-- START COLLECTED MATERIAL --

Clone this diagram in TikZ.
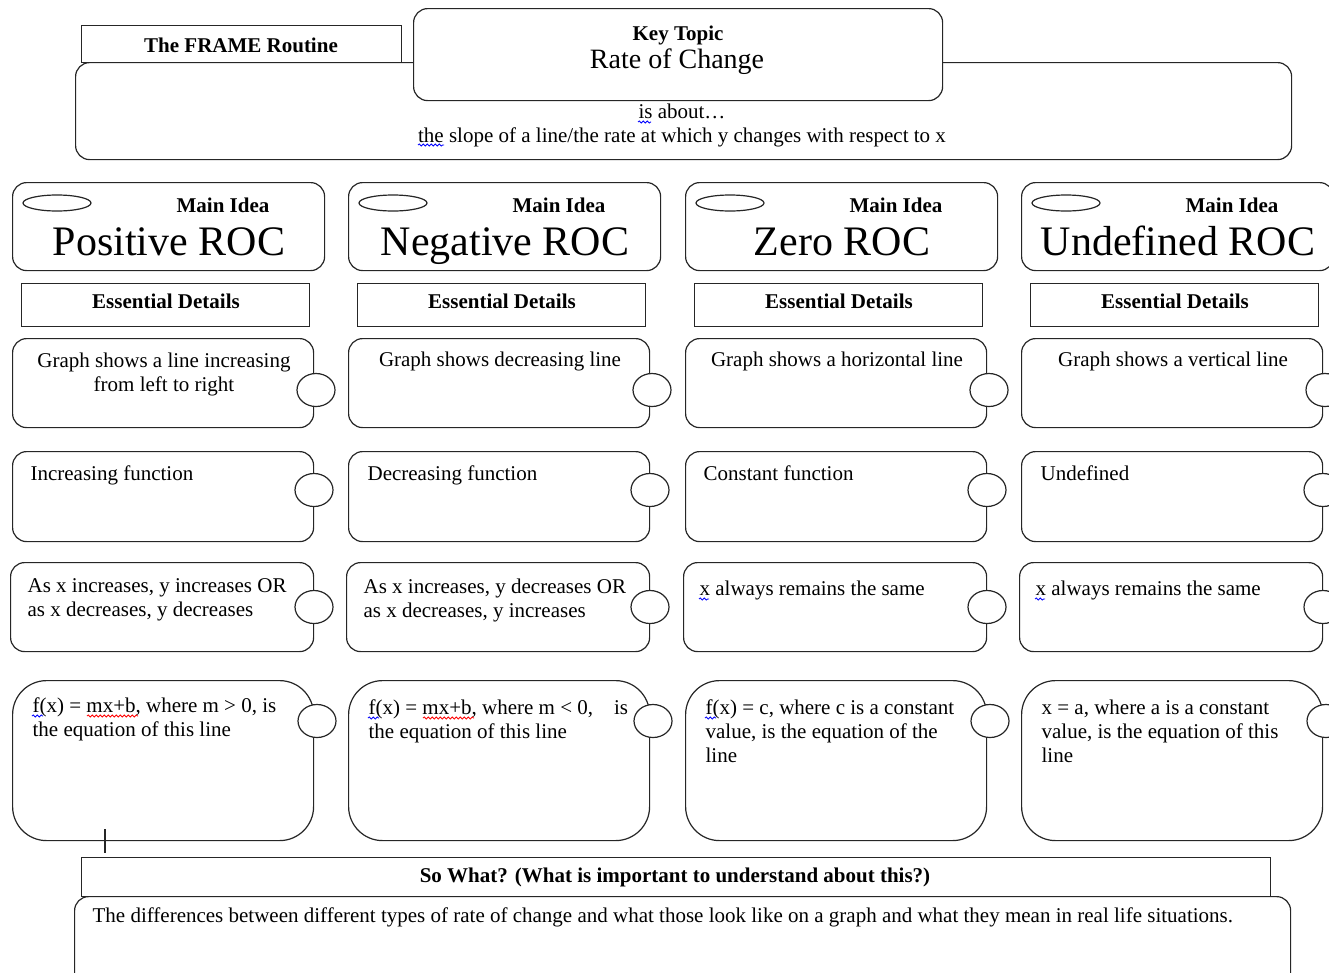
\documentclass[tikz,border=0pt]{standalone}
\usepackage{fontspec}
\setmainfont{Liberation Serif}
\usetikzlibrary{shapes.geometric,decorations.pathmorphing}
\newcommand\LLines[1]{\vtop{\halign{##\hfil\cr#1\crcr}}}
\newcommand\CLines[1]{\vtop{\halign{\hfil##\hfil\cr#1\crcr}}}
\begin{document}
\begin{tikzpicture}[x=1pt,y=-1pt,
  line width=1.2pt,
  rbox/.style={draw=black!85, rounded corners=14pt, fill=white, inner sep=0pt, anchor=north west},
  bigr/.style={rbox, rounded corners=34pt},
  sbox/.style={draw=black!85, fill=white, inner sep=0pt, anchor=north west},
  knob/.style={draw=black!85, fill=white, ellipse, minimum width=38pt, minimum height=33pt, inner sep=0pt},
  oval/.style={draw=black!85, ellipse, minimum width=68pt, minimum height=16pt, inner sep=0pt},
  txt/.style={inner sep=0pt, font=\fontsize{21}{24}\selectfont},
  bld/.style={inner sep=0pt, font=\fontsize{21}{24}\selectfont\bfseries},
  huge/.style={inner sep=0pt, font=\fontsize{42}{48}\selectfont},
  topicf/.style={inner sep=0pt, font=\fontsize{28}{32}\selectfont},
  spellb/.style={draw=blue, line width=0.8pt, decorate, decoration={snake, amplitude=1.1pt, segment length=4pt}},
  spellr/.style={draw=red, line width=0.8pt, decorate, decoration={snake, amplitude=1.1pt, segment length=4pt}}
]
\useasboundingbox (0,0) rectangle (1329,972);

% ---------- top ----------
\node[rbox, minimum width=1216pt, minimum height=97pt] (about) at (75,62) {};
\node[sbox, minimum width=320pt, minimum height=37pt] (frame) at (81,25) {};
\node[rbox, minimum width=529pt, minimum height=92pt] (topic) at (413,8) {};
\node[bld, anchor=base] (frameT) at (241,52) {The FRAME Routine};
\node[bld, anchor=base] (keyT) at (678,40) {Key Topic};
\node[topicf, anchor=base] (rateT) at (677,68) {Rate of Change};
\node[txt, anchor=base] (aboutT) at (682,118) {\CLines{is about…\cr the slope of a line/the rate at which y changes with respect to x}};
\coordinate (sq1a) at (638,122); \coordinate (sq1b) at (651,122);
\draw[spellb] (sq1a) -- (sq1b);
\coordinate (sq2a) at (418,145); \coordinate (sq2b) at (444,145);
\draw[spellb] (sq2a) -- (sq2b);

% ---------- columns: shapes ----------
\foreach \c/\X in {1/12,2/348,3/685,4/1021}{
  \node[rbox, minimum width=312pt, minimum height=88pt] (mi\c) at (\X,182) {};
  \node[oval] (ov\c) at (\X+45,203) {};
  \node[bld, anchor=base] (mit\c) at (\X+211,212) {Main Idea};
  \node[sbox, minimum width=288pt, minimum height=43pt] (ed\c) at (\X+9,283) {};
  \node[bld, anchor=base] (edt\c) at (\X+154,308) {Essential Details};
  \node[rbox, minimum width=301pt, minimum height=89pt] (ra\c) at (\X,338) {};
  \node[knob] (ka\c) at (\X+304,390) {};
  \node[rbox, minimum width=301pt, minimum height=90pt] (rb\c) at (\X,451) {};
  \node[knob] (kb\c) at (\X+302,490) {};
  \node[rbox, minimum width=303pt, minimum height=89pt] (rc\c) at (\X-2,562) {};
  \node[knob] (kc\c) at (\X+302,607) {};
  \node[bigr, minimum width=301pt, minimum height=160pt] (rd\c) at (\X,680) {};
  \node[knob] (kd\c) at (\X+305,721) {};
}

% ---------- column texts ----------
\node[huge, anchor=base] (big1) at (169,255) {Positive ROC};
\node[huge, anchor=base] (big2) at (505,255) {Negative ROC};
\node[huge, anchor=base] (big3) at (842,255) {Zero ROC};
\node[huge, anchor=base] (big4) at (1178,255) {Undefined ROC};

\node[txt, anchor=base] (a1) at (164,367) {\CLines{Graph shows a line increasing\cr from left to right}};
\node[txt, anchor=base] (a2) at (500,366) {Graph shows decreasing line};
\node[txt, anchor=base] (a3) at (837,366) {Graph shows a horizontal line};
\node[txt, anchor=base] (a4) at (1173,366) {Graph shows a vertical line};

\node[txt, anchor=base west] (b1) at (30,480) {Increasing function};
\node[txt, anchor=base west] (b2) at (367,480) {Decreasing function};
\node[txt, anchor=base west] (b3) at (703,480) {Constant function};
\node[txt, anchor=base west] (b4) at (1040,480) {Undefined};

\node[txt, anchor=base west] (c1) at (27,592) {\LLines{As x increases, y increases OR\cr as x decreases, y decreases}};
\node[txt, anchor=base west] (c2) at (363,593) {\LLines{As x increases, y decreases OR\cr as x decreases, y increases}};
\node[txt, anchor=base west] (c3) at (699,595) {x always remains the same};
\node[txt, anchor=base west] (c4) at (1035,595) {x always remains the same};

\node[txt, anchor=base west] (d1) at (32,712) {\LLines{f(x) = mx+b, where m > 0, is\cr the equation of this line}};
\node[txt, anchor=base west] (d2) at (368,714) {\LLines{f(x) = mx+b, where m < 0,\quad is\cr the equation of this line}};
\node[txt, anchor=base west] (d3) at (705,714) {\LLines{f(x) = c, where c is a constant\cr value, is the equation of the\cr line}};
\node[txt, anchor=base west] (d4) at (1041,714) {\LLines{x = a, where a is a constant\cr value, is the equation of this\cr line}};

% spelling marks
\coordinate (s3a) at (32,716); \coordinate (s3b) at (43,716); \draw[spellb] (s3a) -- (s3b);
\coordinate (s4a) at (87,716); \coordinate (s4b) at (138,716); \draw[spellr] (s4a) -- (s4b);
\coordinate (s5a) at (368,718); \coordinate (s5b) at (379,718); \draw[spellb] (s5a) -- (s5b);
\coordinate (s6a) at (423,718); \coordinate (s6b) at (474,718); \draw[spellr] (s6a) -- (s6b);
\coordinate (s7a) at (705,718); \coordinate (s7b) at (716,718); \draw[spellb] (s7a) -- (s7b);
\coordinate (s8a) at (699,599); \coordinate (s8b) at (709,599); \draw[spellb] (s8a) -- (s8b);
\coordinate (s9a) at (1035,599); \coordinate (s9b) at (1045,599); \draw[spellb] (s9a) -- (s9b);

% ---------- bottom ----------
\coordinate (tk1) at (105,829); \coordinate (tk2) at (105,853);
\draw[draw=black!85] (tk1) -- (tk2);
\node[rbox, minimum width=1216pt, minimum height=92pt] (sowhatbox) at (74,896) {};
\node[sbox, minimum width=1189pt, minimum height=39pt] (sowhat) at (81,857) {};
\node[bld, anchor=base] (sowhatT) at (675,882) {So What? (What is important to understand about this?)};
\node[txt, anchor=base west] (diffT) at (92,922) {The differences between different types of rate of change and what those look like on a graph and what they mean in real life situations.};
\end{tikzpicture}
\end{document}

-- END COLLECTED MATERIAL --

GIVEN REQUEST
Print out the lines exactly, skipping any picture.

OUTPUT OF THE TASK
Clone this diagram in TikZ.
\documentclass[tikz,border=0pt]{standalone}
\usepackage{fontspec}
\setmainfont{Liberation Serif}
\usetikzlibrary{shapes.geometric,decorations.pathmorphing}
\newcommand\LLines[1]{\vtop{\halign{##\hfil\cr#1\crcr}}}
\newcommand\CLines[1]{\vtop{\halign{\hfil##\hfil\cr#1\crcr}}}
\begin{document}
\begin{tikzpicture}[x=1pt,y=-1pt,
  line width=1.2pt,
  rbox/.style={draw=black!85, rounded corners=14pt, fill=white, inner sep=0pt, anchor=north west},
  bigr/.style={rbox, rounded corners=34pt},
  sbox/.style={draw=black!85, fill=white, inner sep=0pt, anchor=north west},
  knob/.style={draw=black!85, fill=white, ellipse, minimum width=38pt, minimum height=33pt, inner sep=0pt},
  oval/.style={draw=black!85, ellipse, minimum width=68pt, minimum height=16pt, inner sep=0pt},
  txt/.style={inner sep=0pt, font=\fontsize{21}{24}\selectfont},
  bld/.style={inner sep=0pt, font=\fontsize{21}{24}\selectfont\bfseries},
  huge/.style={inner sep=0pt, font=\fontsize{42}{48}\selectfont},
  topicf/.style={inner sep=0pt, font=\fontsize{28}{32}\selectfont},
  spellb/.style={draw=blue, line width=0.8pt, decorate, decoration={snake, amplitude=1.1pt, segment length=4pt}},
  spellr/.style={draw=red, line width=0.8pt, decorate, decoration={snake, amplitude=1.1pt, segment length=4pt}}
]
\useasboundingbox (0,0) rectangle (1329,972);

% ---------- top ----------
\node[rbox, minimum width=1216pt, minimum height=97pt] (about) at (75,62) {};
\node[sbox, minimum width=320pt, minimum height=37pt] (frame) at (81,25) {};
\node[rbox, minimum width=529pt, minimum height=92pt] (topic) at (413,8) {};
\node[bld, anchor=base] (frameT) at (241,52) {The FRAME Routine};
\node[bld, anchor=base] (keyT) at (678,40) {Key Topic};
\node[topicf, anchor=base] (rateT) at (677,68) {Rate of Change};
\node[txt, anchor=base] (aboutT) at (682,118) {\CLines{is about…\cr the slope of a line/the rate at which y changes with respect to x}};
\coordinate (sq1a) at (638,122); \coordinate (sq1b) at (651,122);
\draw[spellb] (sq1a) -- (sq1b);
\coordinate (sq2a) at (418,145); \coordinate (sq2b) at (444,145);
\draw[spellb] (sq2a) -- (sq2b);

% ---------- columns: shapes ----------
\foreach \c/\X in {1/12,2/348,3/685,4/1021}{
  \node[rbox, minimum width=312pt, minimum height=88pt] (mi\c) at (\X,182) {};
  \node[oval] (ov\c) at (\X+45,203) {};
  \node[bld, anchor=base] (mit\c) at (\X+211,212) {Main Idea};
  \node[sbox, minimum width=288pt, minimum height=43pt] (ed\c) at (\X+9,283) {};
  \node[bld, anchor=base] (edt\c) at (\X+154,308) {Essential Details};
  \node[rbox, minimum width=301pt, minimum height=89pt] (ra\c) at (\X,338) {};
  \node[knob] (ka\c) at (\X+304,390) {};
  \node[rbox, minimum width=301pt, minimum height=90pt] (rb\c) at (\X,451) {};
  \node[knob] (kb\c) at (\X+302,490) {};
  \node[rbox, minimum width=303pt, minimum height=89pt] (rc\c) at (\X-2,562) {};
  \node[knob] (kc\c) at (\X+302,607) {};
  \node[bigr, minimum width=301pt, minimum height=160pt] (rd\c) at (\X,680) {};
  \node[knob] (kd\c) at (\X+305,721) {};
}

% ---------- column texts ----------
\node[huge, anchor=base] (big1) at (169,255) {Positive ROC};
\node[huge, anchor=base] (big2) at (505,255) {Negative ROC};
\node[huge, anchor=base] (big3) at (842,255) {Zero ROC};
\node[huge, anchor=base] (big4) at (1178,255) {Undefined ROC};

\node[txt, anchor=base] (a1) at (164,367) {\CLines{Graph shows a line increasing\cr from left to right}};
\node[txt, anchor=base] (a2) at (500,366) {Graph shows decreasing line};
\node[txt, anchor=base] (a3) at (837,366) {Graph shows a horizontal line};
\node[txt, anchor=base] (a4) at (1173,366) {Graph shows a vertical line};

\node[txt, anchor=base west] (b1) at (30,480) {Increasing function};
\node[txt, anchor=base west] (b2) at (367,480) {Decreasing function};
\node[txt, anchor=base west] (b3) at (703,480) {Constant function};
\node[txt, anchor=base west] (b4) at (1040,480) {Undefined};

\node[txt, anchor=base west] (c1) at (27,592) {\LLines{As x increases, y increases OR\cr as x decreases, y decreases}};
\node[txt, anchor=base west] (c2) at (363,593) {\LLines{As x increases, y decreases OR\cr as x decreases, y increases}};
\node[txt, anchor=base west] (c3) at (699,595) {x always remains the same};
\node[txt, anchor=base west] (c4) at (1035,595) {x always remains the same};

\node[txt, anchor=base west] (d1) at (32,712) {\LLines{f(x) = mx+b, where m > 0, is\cr the equation of this line}};
\node[txt, anchor=base west] (d2) at (368,714) {\LLines{f(x) = mx+b, where m < 0,\quad is\cr the equation of this line}};
\node[txt, anchor=base west] (d3) at (705,714) {\LLines{f(x) = c, where c is a constant\cr value, is the equation of the\cr line}};
\node[txt, anchor=base west] (d4) at (1041,714) {\LLines{x = a, where a is a constant\cr value, is the equation of this\cr line}};

% spelling marks
\coordinate (s3a) at (32,716); \coordinate (s3b) at (43,716); \draw[spellb] (s3a) -- (s3b);
\coordinate (s4a) at (87,716); \coordinate (s4b) at (138,716); \draw[spellr] (s4a) -- (s4b);
\coordinate (s5a) at (368,718); \coordinate (s5b) at (379,718); \draw[spellb] (s5a) -- (s5b);
\coordinate (s6a) at (423,718); \coordinate (s6b) at (474,718); \draw[spellr] (s6a) -- (s6b);
\coordinate (s7a) at (705,718); \coordinate (s7b) at (716,718); \draw[spellb] (s7a) -- (s7b);
\coordinate (s8a) at (699,599); \coordinate (s8b) at (709,599); \draw[spellb] (s8a) -- (s8b);
\coordinate (s9a) at (1035,599); \coordinate (s9b) at (1045,599); \draw[spellb] (s9a) -- (s9b);

% ---------- bottom ----------
\coordinate (tk1) at (105,829); \coordinate (tk2) at (105,853);
\draw[draw=black!85] (tk1) -- (tk2);
\node[rbox, minimum width=1216pt, minimum height=92pt] (sowhatbox) at (74,896) {};
\node[sbox, minimum width=1189pt, minimum height=39pt] (sowhat) at (81,857) {};
\node[bld, anchor=base] (sowhatT) at (675,882) {So What? (What is important to understand about this?)};
\node[txt, anchor=base west] (diffT) at (92,922) {The differences between different types of rate of change and what those look like on a graph and what they mean in real life situations.};
\end{tikzpicture}
\end{document}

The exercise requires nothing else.